1年前卵巣がんステージ4と診断されました。
肝臓転移があり、抗がん剤でTC療法とDC療法を6ヶ月行ったところ、
肝臓の病巣は消失、直近のCA125の値は8.2でした。
主治医は手術のメリットはなく、CA125が上昇したら抗がん剤治療するといっています。
卵巣がんの治療は手術の併用が標準的だと聞きましたが、抗がん剤治療だけでよいのでしょうか?
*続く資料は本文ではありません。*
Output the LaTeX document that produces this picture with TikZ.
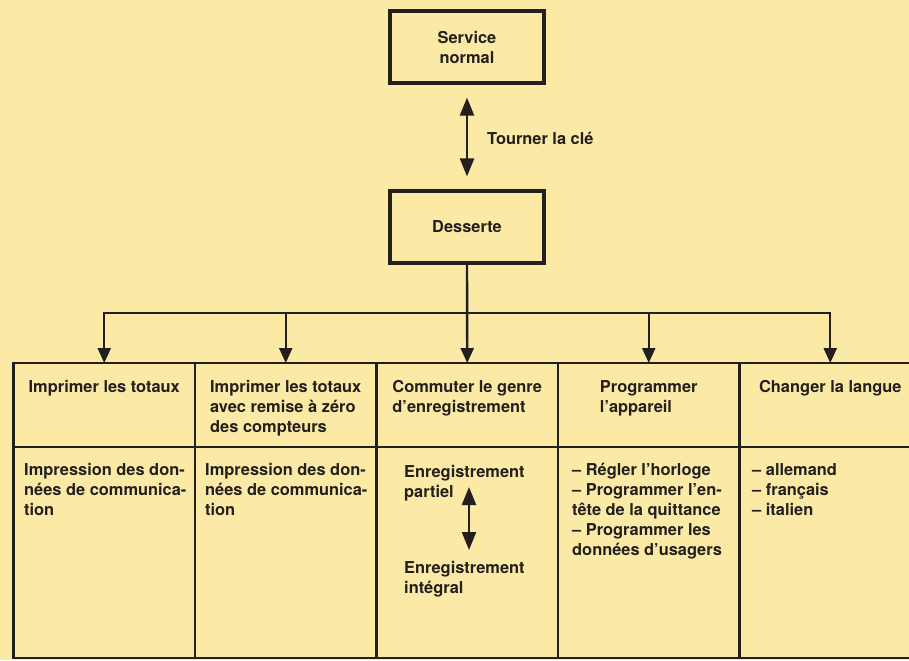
\documentclass[tikz,border=0pt]{standalone}
\usepackage{fontspec}
\setmainfont{TeX Gyre Heros}
\usetikzlibrary{arrows.meta, positioning}
\definecolor{paper}{RGB}{251,233,166}
\definecolor{ink}{RGB}{35,31,28}

\begin{document}
\begin{tikzpicture}[x=0.5pt, y=-0.5pt, ink, line width=1.2pt,
		>={Triangle[length=9pt,width=7pt]},
		down/.style={-{Triangle[length=7.5pt,width=6.5pt]}},
		font=\fontsize{8.2}{10}\selectfont\bfseries,
		box/.style={draw, line width=1.6pt, minimum width=77pt, minimum height=36pt, align=center, inner sep=0pt},
		cell/.style={draw, line width=1.2pt, minimum width=90.75pt, inner sep=0pt, outer sep=0pt},
		txt/.style={align=left, inner sep=0pt}]
		\fill[paper] (0,0) rectangle (909,660);
		\clip (0,0) rectangle (909,660);
		
		\node[box] (sn) at (467,47) {Service\\normal};
		\node[box] (ds) at (467,227) {Desserte};
		\draw[<->, shorten <=6.5pt, shorten >=6.5pt] (sn.south) -- (ds.north);
		\node[txt, anchor=west] (tc) at (486,138) {Tourner la clé};
		
		\node[cell, minimum height=42pt, anchor=north west] (h1) at (13.5,363) {};
		\node[cell, minimum height=42pt, right=0pt of h1] (h2) {};
		\node[cell, minimum height=42pt, right=0pt of h2] (h3) {};
		\node[cell, minimum height=42pt, right=0pt of h3] (h4) {};
		\node[cell, minimum height=42pt, right=0pt of h4] (h5) {};
		
		\node[cell, minimum height=105.5pt, below=0pt of h1] (b1) {};
		\node[cell, minimum height=105.5pt, below=0pt of h2] (b2) {};
		\node[cell, minimum height=105.5pt, below=0pt of h3] (b3) {};
		\node[cell, minimum height=105.5pt, below=0pt of h4] (b4) {};
		\node[cell, minimum height=105.5pt, below=0pt of h5] (b5) {};
		
		\coordinate (bus) at (467,313);
		\draw[down] (ds.south) -- (h3.north);
		\draw[down] (bus) -| (h1.north);
		\draw[down] (bus) -| (h2.north);
		\draw[down] (bus) -| (h4.north);
		\draw[down] (bus) -| (h5.north);
		
		\node[txt, below=8pt of h1.north] (t1) {Imprimer les totaux};
		\node[txt, below=8pt of h2.north] (t2) {Imprimer les totaux\\avec remise à zéro\\des compteurs};
		\node[txt, below=8pt of h3.north] (t3) {Commuter le genre\\d’enregistrement};
		\node[txt, below=8pt of h4.north] (t4) {Programmer\\l’appareil};
		\node[txt, below=8pt of h5.north] (t5) {Changer la langue};
		
		\node[txt, anchor=north west] (s1) at (23,462) {Impression des don-\\nées de communica-\\tion};
		\node[txt, anchor=north west] (s2) at (204,462) {Impression des don-\\nées de communica-\\tion};
		\node[txt, anchor=north west] (s3) at (403,464) {Enregistrement\\partiel};
		\node[txt, anchor=north west] (s3b) at (403,560) {Enregistrement\\intégral};
		\node[txt, anchor=north west] (s4) at (571,462) {– Régler l’horloge\\– Programmer l’en-\\tête de la quittance\\– Programmer les\\données d’usagers};
		\node[txt, anchor=north west] (s5) at (751,462) {– allemand\\– français\\– italien};
		
		\coordinate (p) at (469,487);
		\coordinate (q) at (469,550);
		\draw[<->] (p) -- (q);
	\end{tikzpicture}
\end{document}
卵巣がんは肝臓表面や横隔膜面にがんが播種しているときは3期、肝臓の内部に侵入したり、
転移して結節を作ったりしていれば4期となります。
抗がん剤がよく効くので4期でも5年生存率は30%ぐらいです。
3期は40~50%なので他のがん種に比べてステージによる治療成績の差が少ないです。
卵巣がん4期は抗がん剤治療だけでいい?
1~3期であれば手術と抗がん剤治療で相当程度までがんをなくせます。
4期でも肝臓転移やおなかの外に広がる転移(肺やリンパ節など)を切除できるなら
手術は有用かもしれません。
問題は治療前に4期であると、がんの浸入力、転移力が強力で
手術をしても病巣が取りきれない可能性が高いことです。
手術は患者さんの体力、免疫力を損ない、腸閉塞などの後遺症を招くこともあります。
そこで4期の卵巣がんでは抗がん剤治療を中心とする治療方針も選択されることがあります。
手術を選択できるタイミング
今回のように抗がん剤がよく効いた場合でも多くは再発します。
最後の抗がん剤治療から1年以上たってから、肝臓だけ、肺だけなど孤立性の高い再発であれば
再発部位を切除してはじめに用いた抗がん剤で治る可能性も有ります。
しかし1年未満の多発転移では抗がん剤治療をしても効果が少なく、手術も困難なケースが多くなります。